### Set task
Print, word for word, every line from the beginning of the listing up to and including the line with "shrinkA=0, shrinkB=0))". Pictures are to be excluded.

### Information provided
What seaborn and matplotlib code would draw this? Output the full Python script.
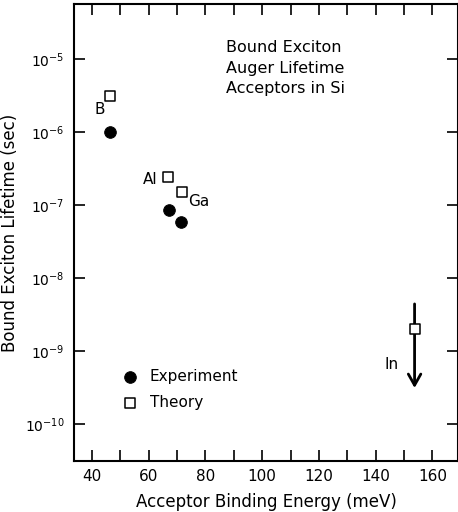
import numpy as np
import pandas as pd
import matplotlib
matplotlib.use("Agg")
import matplotlib.pyplot as plt
import matplotlib.ticker as mticker
import seaborn as sns

#----------------------------------
# data
#----------------------------------
acceptors = ["B", "Al", "Ga", "In"]
exp_energy = [46.3, 67.1, 71.3]
exp_lifetime = [1.0e-6, 8.5e-8, 5.9e-8]
theory_energy = [46.3, 66.8, 71.7, 153.7]
theory_lifetime = [3.1e-6, 2.4e-7, 1.5e-7, 2.0e-9]
in_arrow_top = 4.4e-9
in_arrow_bottom = 3.1e-10

exp_df = pd.DataFrame({"energy": exp_energy, "lifetime": exp_lifetime, "kind": "Experiment"})
th_df = pd.DataFrame({"energy": theory_energy, "lifetime": theory_lifetime, "kind": "Theory"})

sns.set_style("ticks")
plt.rcParams["font.family"] = ["DejaVu Sans"]
plt.rcParams["mathtext.default"] = "regular"
plt.rcParams["axes.unicode_minus"] = False
plt.rcParams["text.color"] = "black"
plt.rcParams["axes.labelcolor"] = "black"

fig = plt.figure(figsize=(4.58, 5.12), dpi=100)
ax = fig.add_axes([74 / 458, 51 / 512, 1 - 74 / 458, 457 / 512])

# In arrow (theory upper bound, points downward)
ax.annotate("", xy=(theory_energy[3], in_arrow_bottom), xytext=(theory_energy[3], in_arrow_top),
            arrowprops=dict(arrowstyle="->,head_length=0.8,head_width=0.45", lw=2, color="black",
                            shrinkA=0, shrinkB=0))

sns.scatterplot(data=exp_df, x="energy", y="lifetime", marker="o", s=70, color="black",
                edgecolor="black", ax=ax, label="Experiment", zorder=3)
sns.scatterplot(data=th_df, x="energy", y="lifetime", marker="s", s=45, facecolor="white",
                edgecolor="black", linewidth=1.1, ax=ax, label="Theory", zorder=4)

ax.set_yscale("log")
ax.set_xlim(33.7, 169)
ax.set_ylim(3.1e-11, 5.66e-5)

ax.set_xticks(np.arange(40, 161, 20))
ax.set_xticks(np.arange(50, 160, 20), minor=True)
ax.yaxis.set_major_locator(mticker.FixedLocator([1e-10, 1e-9, 1e-8, 1e-7, 1e-6, 1e-5]))
ax.yaxis.set_minor_locator(mticker.NullLocator())
ax.tick_params(which="both", direction="in", length=8, width=1.2, top=True, right=True,
               labelsize=11, colors="black", pad=6)
ax.tick_params(axis="y", labelsize=10, pad=7)

for s in ax.spines.values():
    s.set_linewidth(1.5)
    s.set_color("black")

ax.set_xlabel("Acceptor Binding Energy (meV)", fontsize=12, labelpad=6)
ax.set_ylabel("Bound Exciton Lifetime (sec)", fontsize=12, labelpad=4)

# point labels
ax.text(42.8, 2.0e-6, "B", fontsize=11, ha="center", va="center")
ax.text(60.4, 2.2e-7, "Al", fontsize=11, ha="center", va="center")
ax.text(77.7, 1.13e-7, "Ga", fontsize=11, ha="center", va="center")
ax.text(145.6, 6.6e-10, "In", fontsize=11, ha="center", va="center")

ax.text(87.2, 7.5e-6, "Bound Exciton\nAuger Lifetime\nAcceptors in Si", fontsize=11.5,
        ha="left", va="center", linespacing=1.45)

leg = ax.legend(loc="upper left", bbox_to_anchor=(0.09, 0.215), frameon=False, fontsize=11,
                handletextpad=0.3, labelspacing=0.75, borderaxespad=0)

fig.savefig("out.png", dpi=100)
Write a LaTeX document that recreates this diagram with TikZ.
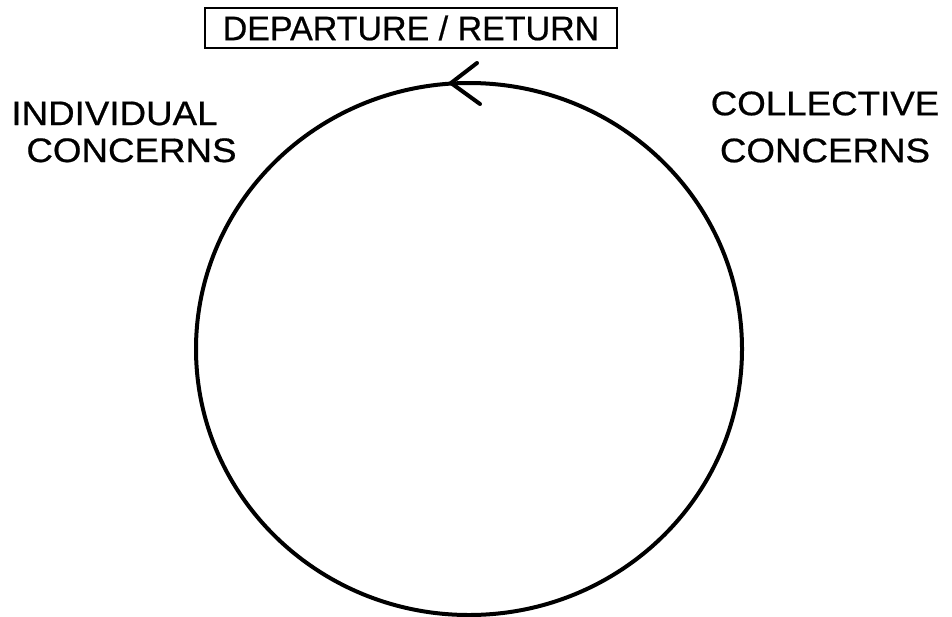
\documentclass[tikz,border=0pt]{standalone}
\usepackage{fontspec}
\setmainfont{Liberation Sans}
\newfontfamily\scanfont{Liberation Sans}[FakeStretch=1.08,FakeBold=0.6]
\begin{document}
\begin{tikzpicture}[x=1pt,y=-1pt,
  lbl/.style={inner sep=0pt,font=\scanfont\fontsize{34}{37}\selectfont},
  ring/.style={line width=4pt}]
  \useasboundingbox (0,0) rectangle (952,616);
  \node[draw,line width=1.8pt,minimum width=412pt,minimum height=40pt,inner sep=0pt,font=\fontsize{34}{36}\selectfont\addfontfeature{FakeBold=0.6}] (trip) at (411,28) {DEPARTURE / RETURN};
  \node[lbl,align=left] (indiv) at (124,132) {INDIVIDUAL\\\hspace*{15pt}CONCERNS};
  \node[lbl,align=center,font=\scanfont\fontsize{34}{47}\selectfont] (coll) at (825,127) {COLLECTIVE\\CONCERNS};
  \draw[ring] (469,349) ellipse [x radius=273, y radius=266];
  \coordinate (tip) at (451,83);
  \draw[ring,line cap=round] ([shift={(26,-20)}]tip) -- (tip) -- ([shift={(29,21)}]tip);
\end{tikzpicture}
\end{document}
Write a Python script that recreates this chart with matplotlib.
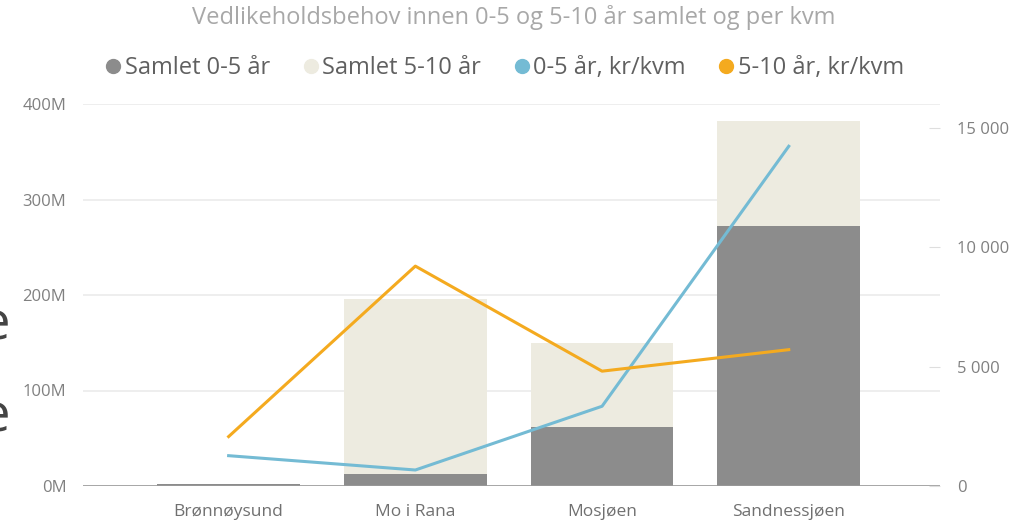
import matplotlib.pyplot as plt
import numpy as np
from matplotlib.lines import Line2D
from matplotlib.ticker import FuncFormatter

plt.rcParams['font.family'] = ['Open Sans', 'DejaVu Sans']

# data
steder = ['Brønnøysund', 'Mo i Rana', 'Mosjøen', 'Sandnessjøen']
samlet_0_5 = [2, 12.5, 61.5, 272]        # mill. kr
samlet_5_10 = [0.5, 183, 88.5, 110]      # mill. kr
kvm_0_5 = [1270, 670, 3340, 14230]       # kr/kvm
kvm_5_10 = [2070, 9210, 4810, 5710]      # kr/kvm

grey = '#8c8c8c'
beige = '#edebe0'
blue = '#74bbd4'
orange = '#f4aa1f'

fig = plt.figure(figsize=(10.24, 5.22), dpi=100)
ax = fig.add_axes([83/1024, 1 - 486/522, (940 - 83)/1024, (486 - 104)/522])
ax2 = ax.twinx()

x = np.arange(len(steder))
v05 = np.array(samlet_0_5) * 1e6
v510 = np.array(samlet_5_10) * 1e6
ax.bar(x, v05, width=0.765, color=grey, zorder=2)
ax.bar(x, v510, width=0.765, bottom=v05, color=beige, zorder=2)

ax2.plot(x, kvm_0_5, color=blue, lw=2.2)
ax2.plot(x, kvm_5_10, color=orange, lw=2.2)

ax.set_xlim(-0.78, 3.81)
ax.set_ylim(0, 400e6)
ax2.set_ylim(0, 16000)

ax.set_yticks([0, 100e6, 200e6, 300e6, 400e6])
ax.yaxis.set_major_formatter(FuncFormatter(lambda v, p: f'{v/1e6:.0f}M'))
ax.grid(axis='y', color='#ebebeb', lw=1.2)
ax.set_axisbelow(True)
ax.axhline(0, color='#9a9a9a', lw=1.2, zorder=3)

ax2.set_yticks([0, 5000, 10000, 15000])
ax2.yaxis.set_major_formatter(FuncFormatter(lambda v, p: f'{v:,.0f}'.replace(',', ' ')))

for a in (ax, ax2):
    for s in a.spines.values():
        s.set_visible(False)

ax.set_xticks(x)
ax.set_xticklabels(steder)
ax.tick_params(axis='x', length=0, pad=13, labelsize=12.5, labelcolor='#707070')
ax.tick_params(axis='y', length=0, pad=12, labelsize=12, labelcolor='#808080')
ax2.tick_params(axis='y', direction='in', length=8, color='#dedede', pad=12,
                labelsize=12, labelcolor='#808080')

fig.text(0.502, 1 - 18/522, 'Vedlikeholdsbehov innen 0-5 og 5-10 år samlet og per kvm',
         ha='center', va='center', fontsize=17, color='#a8a8a8')

handles = [Line2D([], [], ls='', marker='o', ms=10, color=c) for c in (grey, beige, blue, orange)]
labels = ['Samlet 0-5 år', 'Samlet 5-10 år', '0-5 år, kr/kvm', '5-10 år, kr/kvm']
fig.legend(handles, labels, loc='center', bbox_to_anchor=(0.491, 1 - 68/522), ncol=4,
           frameon=False, fontsize=17, labelcolor='#606060', handletextpad=0.0,
           columnspacing=1.2, handlelength=1.0)

# cut-off text at the left edge
fig.text(10/1024, 1 - 340/522, 'e', ha='right', va='baseline', fontsize=38, color='#444444')
fig.text(10/1024, 1 - 432/522, 'e', ha='right', va='baseline', fontsize=38, color='#444444')

fig.savefig('out.png', dpi=100)
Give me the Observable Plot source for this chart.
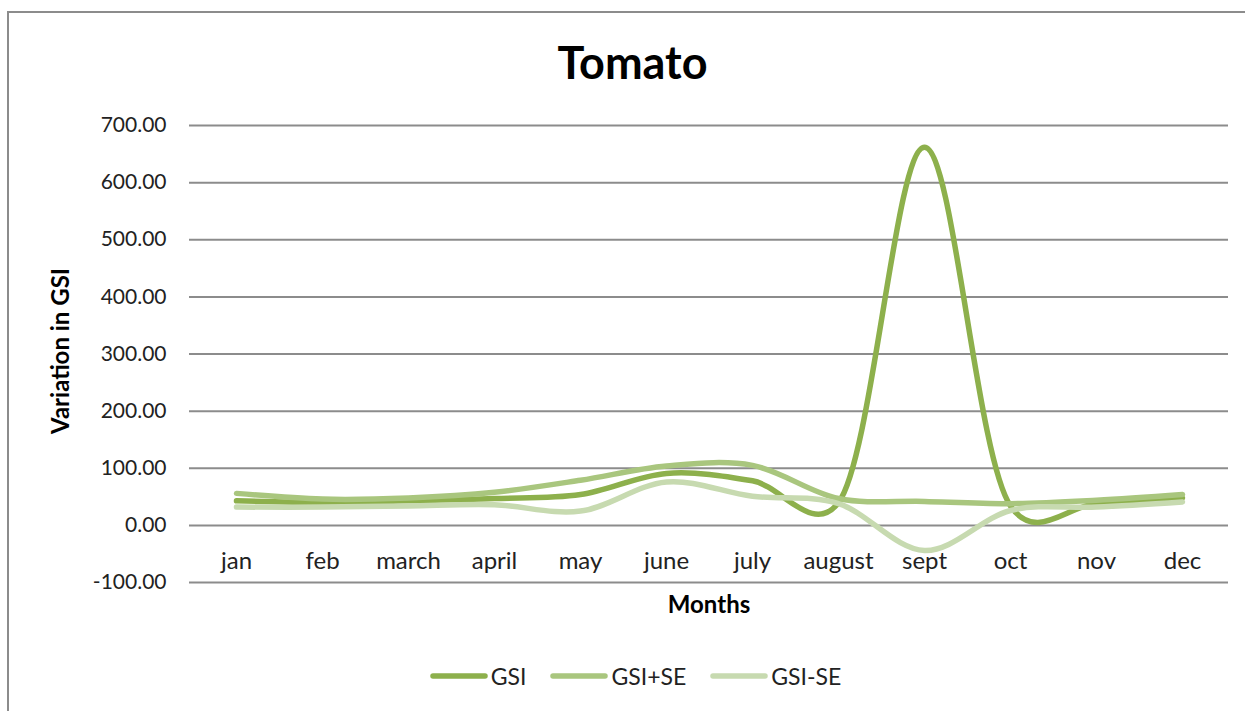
<!DOCTYPE html>
<html>
<head>
<meta charset="utf-8">
<script src="https://cdn.jsdelivr.net/npm/d3@7"></script>
<script src="https://cdn.jsdelivr.net/npm/@observablehq/plot@0.6"></script>
<style>
  html, body { margin: 0; padding: 0; background: #fff; overflow: hidden; }
  #wrap { position: relative; width: 1245px; height: 711px; overflow: hidden; font-family: Lato, "Open Sans", sans-serif; }
  #frame { position: absolute; left: 7px; top: 11px; width: 1400px; height: 900px; border-left: 2.5px solid #8c8c8c; border-top: 2.5px solid #8c8c8c; box-sizing: border-box; }
  #title { position: absolute; left: 0; width: 1265px; top: 35px; text-align: center; font-size: 45px; font-weight: 700; color: #000; }
  #chart { position: absolute; left: 0; top: 0; }
  #legend { position: absolute; top: 662px; left: 0; width: 1245px; display: flex; justify-content: center; gap: 24px; font-size: 23px; color: #222; padding-left: 26px; box-sizing: border-box; }
  .item { display: flex; align-items: center; gap: 3px; }
</style>
</head>
<body>
<div id="wrap">
  <div id="frame"></div>
  <div id="chart"></div>
  <div id="title">Tomato</div>
  <div id="legend"></div>
</div>
<script>
const months = ["jan","feb","march","april","may","june","july","august","sept","oct","nov","dec"];
const gsi        = [43, 40, 43, 47, 54, 91, 78, 40, 662, 34, 38, 48];
const gsiPlusSE  = [56, 46, 48, 58, 79, 104, 105, 47, 42, 38, 44, 54];
const gsiMinusSE = [32, 32, 34, 36, 25, 76, 51, 38, -44, 26, 32, 41];
const seriesNames = ["GSI", "GSI+SE", "GSI-SE"];
const seriesColors = ["#8db04c", "#a9c67e", "#c7dab0"];
const yTicks = [-100, 0, 100, 200, 300, 400, 500, 600, 700];
const xAxisCrossing = 0;

const seriesValues = [gsi, gsiPlusSE, gsiMinusSE];
const data = seriesNames.flatMap((s, i) => months.map((m, j) => ({series: s, month: m, value: seriesValues[i][j]})));

const curve = d3.curveCatmullRom.alpha(0.2);

const chart = Plot.plot({
  width: 1245,
  height: 640,
  marginLeft: 189,
  marginRight: 17,
  marginTop: 125,
  marginBottom: 58,
  style: {fontFamily: "Lato, 'Open Sans', sans-serif", background: "transparent"},
  x: {type: "point", domain: months, padding: 0.5},
  y: {domain: [-100, 700]},
  color: {domain: seriesNames, range: seriesColors},
  marks: [
    Plot.ruleY(yTicks, {stroke: "#8c8c8c", strokeWidth: 2}),
    Plot.axisY({ticks: yTicks, tickFormat: d => d.toFixed(2), tickSize: 0, tickPadding: 23, fontSize: 21, fill: "#222", label: null}),
    Plot.axisX({ticks: [], label: null, tickSize: 0}),
    Plot.text(months, {x: d => d, y: () => xAxisCrossing, dy: 36, fontSize: 24, fill: "#222"}),
    ...seriesNames.map(s => Plot.line(data.filter(d => d.series === s), {
      x: "month", y: "value", stroke: "series", strokeWidth: 5.5, curve, strokeLinecap: "round", strokeLinejoin: "round"
    })),
    Plot.text(["Variation in GSI"], {frameAnchor: "left", textAnchor: "middle", rotate: -90, dx: -128, dy: -3, fontSize: 24, fontWeight: 700, fill: "#000"}),
    Plot.text(["Months"], {frameAnchor: "bottom", dy: 30, fontSize: 24, fontWeight: 700, fill: "#000"})
  ]
});
document.getElementById("chart").appendChild(chart);

const legend = document.getElementById("legend");
seriesNames.forEach((s, i) => {
  const item = document.createElement("div");
  item.className = "item";
  item.innerHTML = `<svg width="58" height="10"><line x1="3" y1="5" x2="55" y2="5" stroke="${seriesColors[i]}" stroke-width="5.5" stroke-linecap="round"/></svg><span>${s}</span>`;
  legend.appendChild(item);
});
</script>
</body>
</html>
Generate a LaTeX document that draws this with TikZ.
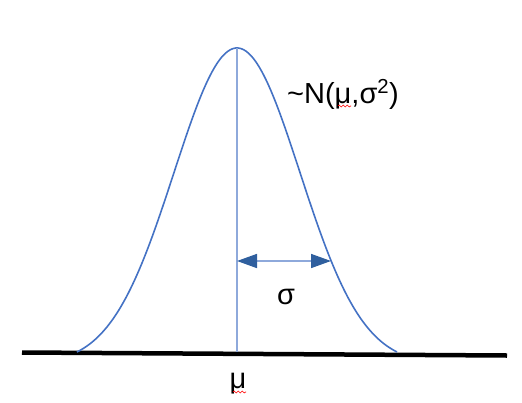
\documentclass[tikz,border=0pt]{standalone}
\usepackage{fontspec}
\setmainfont{Liberation Sans}
\usetikzlibrary{arrows.meta,decorations.pathmorphing}
\definecolor{curveblue}{HTML}{4472C4}
\definecolor{lineblue}{HTML}{8EA9DB}
\definecolor{tipblue}{HTML}{2F5F9E}
\tikzset{
  curve/.style={curveblue, line width=1.6pt},
  meanline/.style={lineblue, line width=1.2pt},
  sigarrow/.style={lineblue, line width=1.6pt,
    {Triangle[length=20pt,width=14pt,color=tipblue]}-{Triangle[length=20pt,width=14pt,color=tipblue]}},
  lbl/.style={inner sep=0pt, font=\fontsize{29}{32}\selectfont},
  squig/.style={red, line width=0.6pt, decorate, decoration={snake, amplitude=1pt, segment length=4pt}}
}
\begin{document}
\begin{tikzpicture}[x=1pt,y=-1pt]
\useasboundingbox (0,0) rectangle (522,402);
% axis
\coordinate (axL) at (22,352.5);
\coordinate (axR) at (507,355.5);
\draw[line width=4.5pt] (axL) -- (axR);
% bell curve
\coordinate (peak) at (237,48);
\coordinate (base) at (237,352);
\draw[curve, domain=-2.54:2.54, samples=120, smooth]
  plot ({237+63*\x}, {352-304*(exp(-(\x*\x)/2)-0.0397)/(1-0.0397)});
\draw[meanline] (peak) -- (base);
% sigma arrow
\coordinate (sA) at (237,261);
\coordinate (sB) at (331,261);
\draw[sigarrow] (sA) -- (sB);
% labels
\node[lbl] (sig) at (286,297) {σ};
\node[lbl, anchor=base west] (dist) at (287,103) {\textasciitilde N(μ,σ\textsuperscript{2})};
\node[lbl, anchor=base] (mu) at (238,388) {μ};
\draw[squig] ([xshift=-5pt,yshift=-4pt]mu.base) -- ++(13,0);
\coordinate (dmu) at (338,106);
\draw[squig] (dmu) -- ++(13,0);
\end{tikzpicture}
\end{document}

### Result below
What seaborn and matplotlib code would draw this? Output the full Python script.
import numpy as np
import pandas as pd
import matplotlib
matplotlib.use("Agg")
import matplotlib.pyplot as plt
import matplotlib.ticker as mticker
import seaborn as sns

#----------------------------------
# data
#----------------------------------
acceptors = ["B", "Al", "Ga", "In"]
exp_energy = [46.3, 67.1, 71.3]
exp_lifetime = [1.0e-6, 8.5e-8, 5.9e-8]
theory_energy = [46.3, 66.8, 71.7, 153.7]
theory_lifetime = [3.1e-6, 2.4e-7, 1.5e-7, 2.0e-9]
in_arrow_top = 4.4e-9
in_arrow_bottom = 3.1e-10

exp_df = pd.DataFrame({"energy": exp_energy, "lifetime": exp_lifetime, "kind": "Experiment"})
th_df = pd.DataFrame({"energy": theory_energy, "lifetime": theory_lifetime, "kind": "Theory"})

sns.set_style("ticks")
plt.rcParams["font.family"] = ["DejaVu Sans"]
plt.rcParams["mathtext.default"] = "regular"
plt.rcParams["axes.unicode_minus"] = False
plt.rcParams["text.color"] = "black"
plt.rcParams["axes.labelcolor"] = "black"

fig = plt.figure(figsize=(4.58, 5.12), dpi=100)
ax = fig.add_axes([74 / 458, 51 / 512, 1 - 74 / 458, 457 / 512])

# In arrow (theory upper bound, points downward)
ax.annotate("", xy=(theory_energy[3], in_arrow_bottom), xytext=(theory_energy[3], in_arrow_top),
            arrowprops=dict(arrowstyle="->,head_length=0.8,head_width=0.45", lw=2, color="black",
                            shrinkA=0, shrinkB=0))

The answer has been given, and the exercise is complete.